→ Data shown
^^^^^^^^^^^^^^^^
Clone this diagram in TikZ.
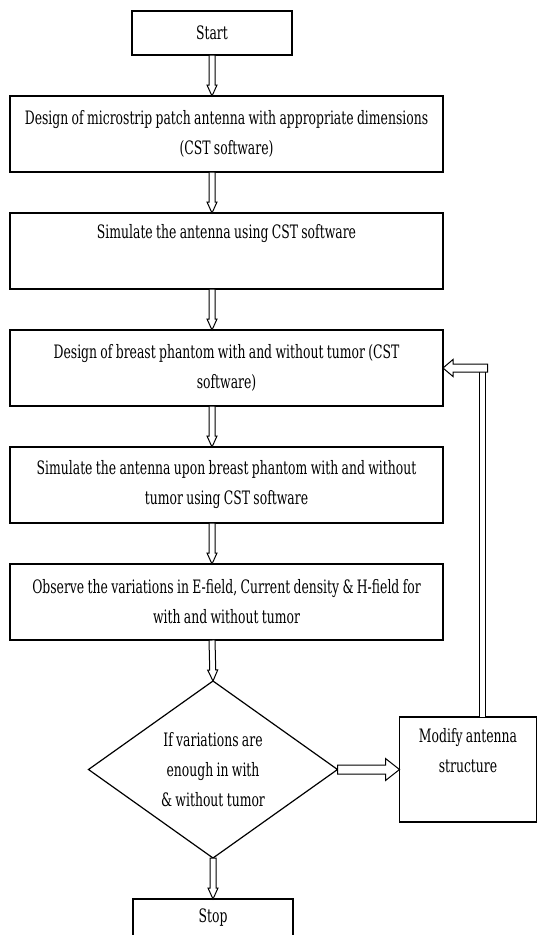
\documentclass[tikz,border=0pt]{standalone}
\usepackage{fontspec}
\setmainfont[FakeStretch=0.67, WordSpace=0.85]{DejaVu Serif}
\usetikzlibrary{
  calc,
  positioning,
  shapes,
}
\tikzset{
  node distance=41pt,
  x=1pt,
  y=-1pt,
  n/.style={
    draw, line width=1.2pt, inner sep=0pt, outer sep=0pt, align=flush center,
    font=\fontsize{18.5}{30}\selectfont,
  },
  box/.style={n, minimum width=433pt, minimum height=76pt, text width=427pt},
  sbox/.style={n, minimum width=160pt, minimum height=44pt},
  dec/.style={n, diamond, aspect=1.41, minimum width=249pt, minimum height=177pt},
  mbox/.style={n, minimum width=137pt, minimum height=105pt},
  blockarrow/.style n args={3}{draw, fill=white, line width=1pt, to path={
      ($(\tikztostart)!#1!90:(\tikztotarget)$)
      -- ($(\tikztotarget)!#3!(\tikztostart)!#1!90:(\tikztotarget)$)
      -- ($(\tikztotarget)!#3!(\tikztostart)!#2!90:(\tikztotarget)$)
      -- (\tikztotarget)
      -- ($(\tikztotarget)!#3!(\tikztostart)!#2!-90:(\tikztotarget)$)
      -- ($(\tikztotarget)!#3!(\tikztostart)!#1!-90:(\tikztotarget)$)
      -- ($(\tikztostart)!#1!-90:(\tikztotarget)$)
      -- cycle}},
  darrow/.style={blockarrow={3pt}{5pt}{11pt}},
  rarrow/.style={blockarrow={4.5pt}{11pt}{14pt}},
  larrow/.style={blockarrow={4pt}{8.5pt}{10pt}},
  dline/.style={draw, double, double distance=5pt, line width=1pt},
}

\begin{document}
\begin{tikzpicture}
  \useasboundingbox (0,0) rectangle (539,935);
  \node[sbox](start) at (212,33){Start};
  \node[box, below=of start, xshift=14.5pt](design){Design of microstrip patch antenna with appropriate dimensions\\(CST software)};
  \node[box, below=of design](sim){Simulate the antenna using CST software\\\strut};
  \node[box, below=of sim](phantom){Design of breast phantom with and without tumor (CST\\software)};
  \node[box, below=of phantom](simph){Simulate the antenna upon breast phantom with and without\\tumor using CST software};
  \node[box, below=of simph](obs){Observe the variations in E-field, Current density \& H-field for\\with and without tumor};
  \node[dec, below=of obs, xshift=-13.5pt](ifvar){If variations are\\enough in with\\\& without tumor};
  \node[sbox, below=of ifvar, minimum height=37pt](stop){Stop};
  \node[mbox, right=62pt of ifvar](modify){Modify antenna\\structure\\\strut};
  %%
  \draw[darrow](start.south) to (start.south |- design.north);
  \draw[darrow](design.south -| start.south) to (sim.north -| start.south);
  \draw[darrow](sim.south -| start.south) to (phantom.north -| start.south);
  \draw[darrow](phantom.south -| start.south) to (simph.north -| start.south);
  \draw[darrow](simph.south -| start.south) to (obs.north -| start.south);
  \draw[darrow](obs.south -| start.south) to (ifvar.north);
  \draw[darrow](ifvar.south) to (stop.north);
  \draw[rarrow](ifvar.east) to (modify.west);
  %% loop back
  \coordinate[xshift=14.5pt](up) at (modify.north);
  \coordinate[xshift=5pt](fb) at (up |- phantom.east);
  \draw[dline](up) -- (up |- fb);
  \draw[larrow](fb) to (phantom.east);
\end{tikzpicture}
\end{document}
^^^^^^^^^^^^^^^^
→ Task to carry out
All the lines above are to be reproduced exactly, except the pictures.

→ Result of the exercise
Clone this diagram in TikZ.
\documentclass[tikz,border=0pt]{standalone}
\usepackage{fontspec}
\setmainfont[FakeStretch=0.67, WordSpace=0.85]{DejaVu Serif}
\usetikzlibrary{
  calc,
  positioning,
  shapes,
}
\tikzset{
  node distance=41pt,
  x=1pt,
  y=-1pt,
  n/.style={
    draw, line width=1.2pt, inner sep=0pt, outer sep=0pt, align=flush center,
    font=\fontsize{18.5}{30}\selectfont,
  },
  box/.style={n, minimum width=433pt, minimum height=76pt, text width=427pt},
  sbox/.style={n, minimum width=160pt, minimum height=44pt},
  dec/.style={n, diamond, aspect=1.41, minimum width=249pt, minimum height=177pt},
  mbox/.style={n, minimum width=137pt, minimum height=105pt},
  blockarrow/.style n args={3}{draw, fill=white, line width=1pt, to path={
      ($(\tikztostart)!#1!90:(\tikztotarget)$)
      -- ($(\tikztotarget)!#3!(\tikztostart)!#1!90:(\tikztotarget)$)
      -- ($(\tikztotarget)!#3!(\tikztostart)!#2!90:(\tikztotarget)$)
      -- (\tikztotarget)
      -- ($(\tikztotarget)!#3!(\tikztostart)!#2!-90:(\tikztotarget)$)
      -- ($(\tikztotarget)!#3!(\tikztostart)!#1!-90:(\tikztotarget)$)
      -- ($(\tikztostart)!#1!-90:(\tikztotarget)$)
      -- cycle}},
  darrow/.style={blockarrow={3pt}{5pt}{11pt}},
  rarrow/.style={blockarrow={4.5pt}{11pt}{14pt}},
  larrow/.style={blockarrow={4pt}{8.5pt}{10pt}},
  dline/.style={draw, double, double distance=5pt, line width=1pt},
}

\begin{document}
\begin{tikzpicture}
  \useasboundingbox (0,0) rectangle (539,935);
  \node[sbox](start) at (212,33){Start};
  \node[box, below=of start, xshift=14.5pt](design){Design of microstrip patch antenna with appropriate dimensions\\(CST software)};
  \node[box, below=of design](sim){Simulate the antenna using CST software\\\strut};
  \node[box, below=of sim](phantom){Design of breast phantom with and without tumor (CST\\software)};
  \node[box, below=of phantom](simph){Simulate the antenna upon breast phantom with and without\\tumor using CST software};
  \node[box, below=of simph](obs){Observe the variations in E-field, Current density \& H-field for\\with and without tumor};
  \node[dec, below=of obs, xshift=-13.5pt](ifvar){If variations are\\enough in with\\\& without tumor};
  \node[sbox, below=of ifvar, minimum height=37pt](stop){Stop};
  \node[mbox, right=62pt of ifvar](modify){Modify antenna\\structure\\\strut};
  %%
  \draw[darrow](start.south) to (start.south |- design.north);
  \draw[darrow](design.south -| start.south) to (sim.north -| start.south);
  \draw[darrow](sim.south -| start.south) to (phantom.north -| start.south);
  \draw[darrow](phantom.south -| start.south) to (simph.north -| start.south);
  \draw[darrow](simph.south -| start.south) to (obs.north -| start.south);
  \draw[darrow](obs.south -| start.south) to (ifvar.north);
  \draw[darrow](ifvar.south) to (stop.north);
  \draw[rarrow](ifvar.east) to (modify.west);
  %% loop back
  \coordinate[xshift=14.5pt](up) at (modify.north);
  \coordinate[xshift=5pt](fb) at (up |- phantom.east);
  \draw[dline](up) -- (up |- fb);
  \draw[larrow](fb) to (phantom.east);
\end{tikzpicture}
\end{document}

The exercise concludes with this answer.